Stalybridge South Councillor Liam Billington has faced public backlash following a tweet about murdered MP Jo Cox.
The tweet, which has since been deleted, said that “Anyone would have thought Jo Cox was a Saint” – published in response to criticism that PM Boris Johnson uses “violent and dangerous” language.
Mr Johnson made his first appearance at the dispatch box in the House of Commons yesterday after his prorogation of parliament was ruled as unlawful – and was roundly told to moderate his language in reference to the murder of Jo Cox in 2017.
Cllr Billington’s response was presented to MP Sir Desmond Swayne during Emma Barnett’s segment on BBC 5live this morning, who said the tweet by his fellow Conservative councillor was “beneath contempt.”
Ashton MP Angela Rayner shared a statement on her Facebook page regarding the comment:
"In Parliament last night passions ran high as the PM attempted to answer questions on Brexit and the unlawful proroguing of Parliament.
"The language used by the PM was widely condemned as he repeated the words over and over again that MPs asked him not to use as they were causing great offence.
"During that debate a local Tameside Tory Cllr Liam Billington who represents Stalybridge South tweeted “Anyone would have thought Jo Cox was a saint” - that comment was vile, disgusting, repulsive and hateful."
Cllr Billington had apologised for the tweets and has now deleted his account.
He told the Local Democracy Service: “The comment was not made against Jo Cox and I absolutely detest what happened to her.
“My comment was aimed at the MPs in Parliament who were using her name in yesterday’s Brexit debate.

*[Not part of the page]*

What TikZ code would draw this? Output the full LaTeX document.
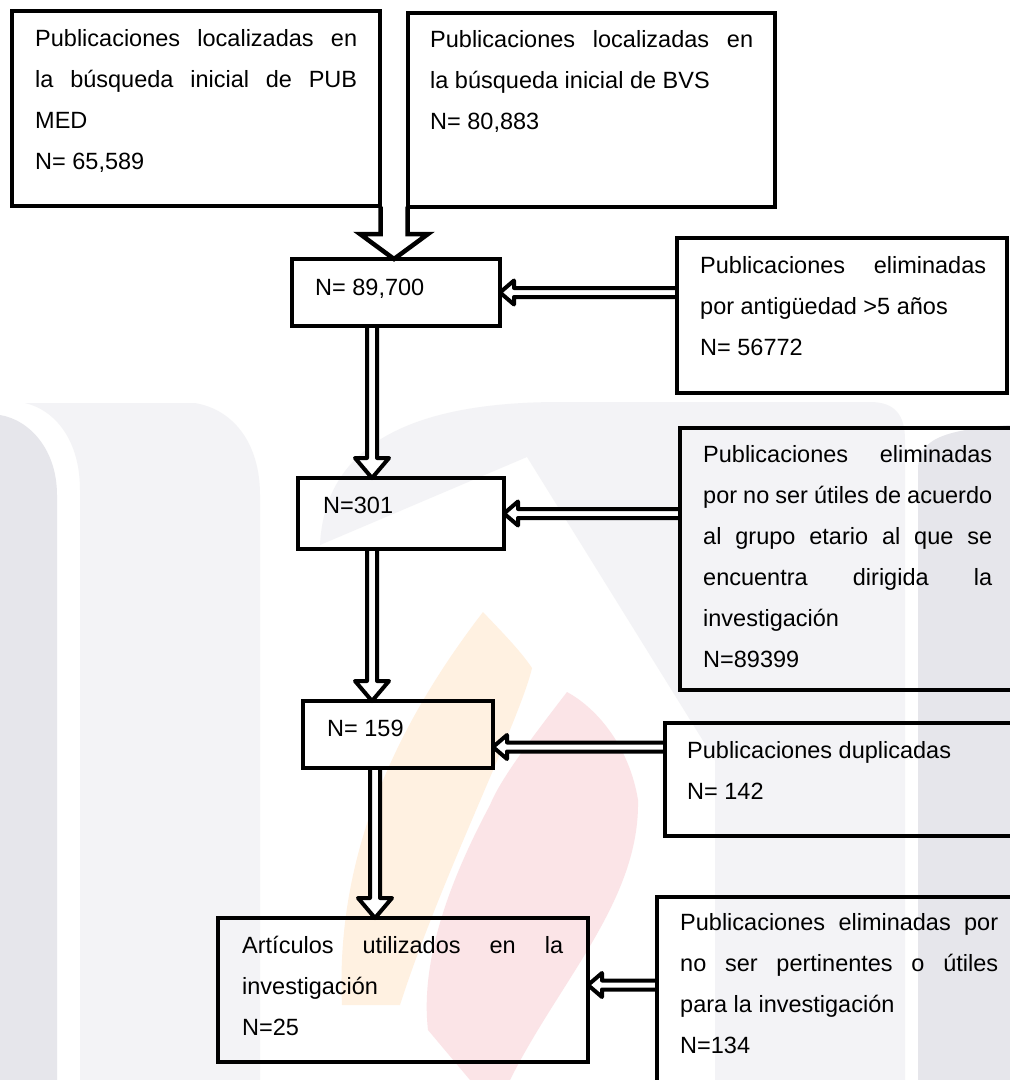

I should have made this clearer.
“I apologise profusely for any upset I have caused as this was not my intention.”
In response to a message asked by a member of the public, Stalybridge South Conservatives condemned the tweet and said that action would be taken - but that Cllr Billington would not be stepping down:
"The tweet was appalling and certainly has no backing from the Conservative group.
"Action will be taken within the group but you can't sack a Cllr and for a resignation you are looking at an election which will cost the Council hundreds of pounds.
"He will not be distributing any more tweets like that and I understand how upsetting the tweet was and I'm not making excuses for him.
"It is over the top to cost an Authority hundreds of pounds which could be spent on better things, horrible tweets and Facebook comments go on all the time from members of all parties, some are more offensive and incite violence.
"You can't ask all these people to resign - you can admonish them and say it must never happen again."
Leader of the Conservative group, Coun Doreen Dickinson, told the Local Democracy Service: “The tweet was appalling and I have had stern words with him about it.
“I distance myself from it and so does the Conservative group.”
But she added that all political stripes are to blame for the increasing ‘nastiness’ of discourse on social media.
Labour councillor and cabinet member for finance, Oliver Ryan, added: “Liam’s language is what we’ve come to expect of the Tory Brexiteer Right who’ve toxified political discourse in our country since the referendum.
“Hate crime has gone up, death threats to elected representatives is now commonplace and now tweets are being written to almost apportion blame to a dead MP whose message was “we have more in common than that which divides us”.
“Political discourse in this country and respect for those even with differing views no longer exists.”